Why 2020 Will Be the Best Year for Moped Sharing27. January 2020
2019 has been a big year for shared mobility in general and moped sharing in particular. 2020 will be even better.
Among the four main shared mobility sectors: car, bike, kick scooter and moped, the latter is the smallest sector. Established in 2012, moped sharing has undergone slow development in its early years, followed by a more rapid expansion in the past two years. Today, an impressive 75,000 mopeds are available for sharing in more than 20 countries.1
Despite its rather slow but sustainable growth until 2018, the year 2020 is expected to be a very dynamic year for the sector. Three reasons why we might see the biggest addition of mopeds to the global sharing fleet to date are: the appearance of new players and their expansion plans, unprecedented investment sums, and the emergence of cross-sector partnerships.

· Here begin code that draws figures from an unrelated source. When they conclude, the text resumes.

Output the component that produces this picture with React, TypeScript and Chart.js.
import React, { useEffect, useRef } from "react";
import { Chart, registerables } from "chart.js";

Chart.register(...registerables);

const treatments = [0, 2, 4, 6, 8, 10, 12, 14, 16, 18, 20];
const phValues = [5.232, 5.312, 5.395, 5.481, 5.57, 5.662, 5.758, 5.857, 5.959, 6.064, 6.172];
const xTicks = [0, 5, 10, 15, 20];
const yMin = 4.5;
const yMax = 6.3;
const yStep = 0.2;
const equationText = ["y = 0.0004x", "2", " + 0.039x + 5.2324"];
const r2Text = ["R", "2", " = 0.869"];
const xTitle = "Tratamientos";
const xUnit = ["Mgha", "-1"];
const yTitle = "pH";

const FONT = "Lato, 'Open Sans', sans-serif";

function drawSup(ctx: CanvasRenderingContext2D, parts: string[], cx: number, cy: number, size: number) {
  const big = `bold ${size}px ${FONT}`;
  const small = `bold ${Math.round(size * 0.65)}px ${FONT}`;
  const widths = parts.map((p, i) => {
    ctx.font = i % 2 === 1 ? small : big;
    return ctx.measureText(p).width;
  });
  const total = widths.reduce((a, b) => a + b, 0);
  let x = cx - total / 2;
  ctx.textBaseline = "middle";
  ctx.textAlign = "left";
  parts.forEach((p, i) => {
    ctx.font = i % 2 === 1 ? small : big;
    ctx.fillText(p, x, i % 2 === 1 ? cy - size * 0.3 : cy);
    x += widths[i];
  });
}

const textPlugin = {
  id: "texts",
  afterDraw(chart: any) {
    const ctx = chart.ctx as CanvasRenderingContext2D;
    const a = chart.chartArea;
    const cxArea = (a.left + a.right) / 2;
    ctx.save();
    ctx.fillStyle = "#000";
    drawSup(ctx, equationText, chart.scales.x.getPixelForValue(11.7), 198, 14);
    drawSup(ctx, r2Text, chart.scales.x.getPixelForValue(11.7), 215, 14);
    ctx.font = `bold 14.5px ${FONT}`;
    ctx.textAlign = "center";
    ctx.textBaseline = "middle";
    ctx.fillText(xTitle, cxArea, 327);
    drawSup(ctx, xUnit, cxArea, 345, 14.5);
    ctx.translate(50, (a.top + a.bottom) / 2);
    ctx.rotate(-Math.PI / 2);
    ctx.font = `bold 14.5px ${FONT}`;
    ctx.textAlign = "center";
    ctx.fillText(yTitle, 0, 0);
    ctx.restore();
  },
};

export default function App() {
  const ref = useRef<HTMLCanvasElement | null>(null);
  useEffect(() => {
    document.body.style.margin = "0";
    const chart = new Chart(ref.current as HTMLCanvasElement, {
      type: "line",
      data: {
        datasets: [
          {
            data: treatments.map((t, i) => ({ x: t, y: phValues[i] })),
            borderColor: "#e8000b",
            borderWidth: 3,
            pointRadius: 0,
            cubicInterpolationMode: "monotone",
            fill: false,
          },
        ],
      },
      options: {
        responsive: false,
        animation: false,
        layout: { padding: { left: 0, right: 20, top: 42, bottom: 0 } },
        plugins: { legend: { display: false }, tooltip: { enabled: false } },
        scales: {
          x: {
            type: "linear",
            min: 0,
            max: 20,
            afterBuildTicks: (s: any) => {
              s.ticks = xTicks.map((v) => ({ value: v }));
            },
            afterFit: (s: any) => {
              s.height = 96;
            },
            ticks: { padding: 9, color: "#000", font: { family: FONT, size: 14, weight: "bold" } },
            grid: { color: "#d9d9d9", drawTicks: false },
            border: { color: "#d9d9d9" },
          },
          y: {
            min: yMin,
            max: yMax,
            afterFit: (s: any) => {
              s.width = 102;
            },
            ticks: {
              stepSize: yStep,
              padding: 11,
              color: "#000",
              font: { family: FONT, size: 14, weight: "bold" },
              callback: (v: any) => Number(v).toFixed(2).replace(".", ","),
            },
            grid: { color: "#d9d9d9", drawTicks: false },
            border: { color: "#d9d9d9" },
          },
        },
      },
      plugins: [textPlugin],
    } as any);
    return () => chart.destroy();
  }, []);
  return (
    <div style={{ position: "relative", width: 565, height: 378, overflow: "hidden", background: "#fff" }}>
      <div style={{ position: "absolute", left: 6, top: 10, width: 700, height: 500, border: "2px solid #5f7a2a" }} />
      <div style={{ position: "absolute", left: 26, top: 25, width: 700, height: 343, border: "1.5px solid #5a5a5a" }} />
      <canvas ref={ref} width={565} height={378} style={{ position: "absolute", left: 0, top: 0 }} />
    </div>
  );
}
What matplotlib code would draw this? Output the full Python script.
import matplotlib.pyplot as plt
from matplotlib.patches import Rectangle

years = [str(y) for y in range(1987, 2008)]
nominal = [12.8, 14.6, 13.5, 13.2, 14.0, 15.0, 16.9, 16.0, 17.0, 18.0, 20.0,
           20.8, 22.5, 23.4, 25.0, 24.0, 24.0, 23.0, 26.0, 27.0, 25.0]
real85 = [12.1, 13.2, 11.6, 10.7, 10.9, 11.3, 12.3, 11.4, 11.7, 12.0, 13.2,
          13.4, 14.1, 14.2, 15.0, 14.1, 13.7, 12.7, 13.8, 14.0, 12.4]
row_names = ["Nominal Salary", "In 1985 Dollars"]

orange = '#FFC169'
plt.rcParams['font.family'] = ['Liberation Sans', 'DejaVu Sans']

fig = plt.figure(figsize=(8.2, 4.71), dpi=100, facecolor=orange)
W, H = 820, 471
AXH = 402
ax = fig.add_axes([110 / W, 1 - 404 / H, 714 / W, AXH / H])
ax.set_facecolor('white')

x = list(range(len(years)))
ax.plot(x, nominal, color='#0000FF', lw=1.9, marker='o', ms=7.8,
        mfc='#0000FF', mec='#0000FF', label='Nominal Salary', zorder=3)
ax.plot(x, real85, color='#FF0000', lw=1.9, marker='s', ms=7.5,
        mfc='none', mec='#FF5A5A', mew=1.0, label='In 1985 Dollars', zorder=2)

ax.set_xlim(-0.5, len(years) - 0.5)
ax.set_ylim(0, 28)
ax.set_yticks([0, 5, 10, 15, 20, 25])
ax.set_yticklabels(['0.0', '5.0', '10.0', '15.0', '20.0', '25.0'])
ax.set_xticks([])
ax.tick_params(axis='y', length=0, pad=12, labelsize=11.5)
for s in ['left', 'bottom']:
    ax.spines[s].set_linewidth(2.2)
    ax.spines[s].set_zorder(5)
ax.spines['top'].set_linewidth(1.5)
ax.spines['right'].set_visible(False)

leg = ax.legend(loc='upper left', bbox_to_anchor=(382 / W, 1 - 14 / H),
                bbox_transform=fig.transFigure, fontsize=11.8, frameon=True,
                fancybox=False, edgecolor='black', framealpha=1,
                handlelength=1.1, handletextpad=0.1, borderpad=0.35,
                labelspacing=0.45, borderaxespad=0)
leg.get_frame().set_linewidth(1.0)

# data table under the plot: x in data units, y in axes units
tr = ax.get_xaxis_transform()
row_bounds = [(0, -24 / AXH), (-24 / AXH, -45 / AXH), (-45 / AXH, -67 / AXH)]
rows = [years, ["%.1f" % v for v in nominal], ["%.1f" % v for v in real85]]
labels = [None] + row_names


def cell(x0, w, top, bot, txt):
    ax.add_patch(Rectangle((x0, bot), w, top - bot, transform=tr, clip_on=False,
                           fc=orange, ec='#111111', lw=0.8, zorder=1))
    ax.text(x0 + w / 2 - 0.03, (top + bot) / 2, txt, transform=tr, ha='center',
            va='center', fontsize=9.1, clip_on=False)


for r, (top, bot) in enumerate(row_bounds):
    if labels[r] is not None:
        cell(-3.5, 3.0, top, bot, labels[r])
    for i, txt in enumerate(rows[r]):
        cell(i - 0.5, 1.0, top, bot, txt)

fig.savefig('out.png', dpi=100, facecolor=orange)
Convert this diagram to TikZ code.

New players established and ready for expansion
In 2019, new global players emerged on the moped sharing scene. You need proof? Bounce, Revel and Vogo are heavily expanding and the US operator Revel opened new city chapters on a monthly basis at the end of 2019. They want to be active in 10 cities across the US in 2020.2 Indian company Bounce just opened its second city chapter in Hyderabad and has emerged as one of the biggest moped sharing stakeholders within one year. The same holds true for India-based Vogo. Additionally, many established players have been announcing expansion plans. Closures of businesses mainly impacted smaller operators with the exception of German operator COUP.3 The market is set for a strong growth phase in 2020.
One of the main reasons these players are able to achieve unprecedented growth push is the rise in investment sums. The market is increasingly VC-backed. Revel gathered close to 30 million USD in investments in 20194 and Bounce gathered at least 194 million USD in several investment rounds.5 Until 2019, these strong VC-backed rounds were more often associated with kick scooter sharing operators.
New mobility press articles often raise the question of how different mobility options in the city will impact each other. Some commentators describe the fear of “cannibalization” amongst these mobility options. The fact is, in order to generate a system that is less dependent on the private car, cities need a strong mobility ecosystem. This includes transit, shared mobility, cycling and sometimes personal cars.
The sector is seeing more partnerships and multi and intermodal cooperation emerging. Here are two examples of what this looks like today.
Example 1: Sharing operators include mopeds to their fleet
Many operators from other shared mobility sectors added mopeds to their bike or car fleets. Examples of this are Indigo Weel from France (bike/mopeds), Poppy from Belgium (car/kick scooter/moped) or Blinkee from Poland (kick scooter/moped). Also, leading kick scooter firms are considering to diversify their fleets and add mopeds. The company Bird has already acquired moped sharing innovator Scoot in 2019.
Example 2: Ridesharing companies invest and integrate moped sharing into their ecosystem
Two major moped sharing companies recently moved closer to ridesharing stakeholders. Vogo is heavily backed by Ola; one of the global leading ridesharing companies and both companies continue to integrate their service offers. Additionally, Cityscoot have partnered with UBER in France since late 2019. Scooters can now be rented via the UBER app, a major milestone for cross-sector service integration.
These examples are helping to spread the reach of moped sharing and will help to increase the usage of existing systems within moped sharing and other shared mobility sectors alike.
All of the above mentioned factors: rapid expansion of new market leaders, rising investment sums and cross-sector partnerships are paving the way for a continued strong market growth in the sector. By the end of 2020, I believe that the sector will have surpassed the 100,000 scooter threshold.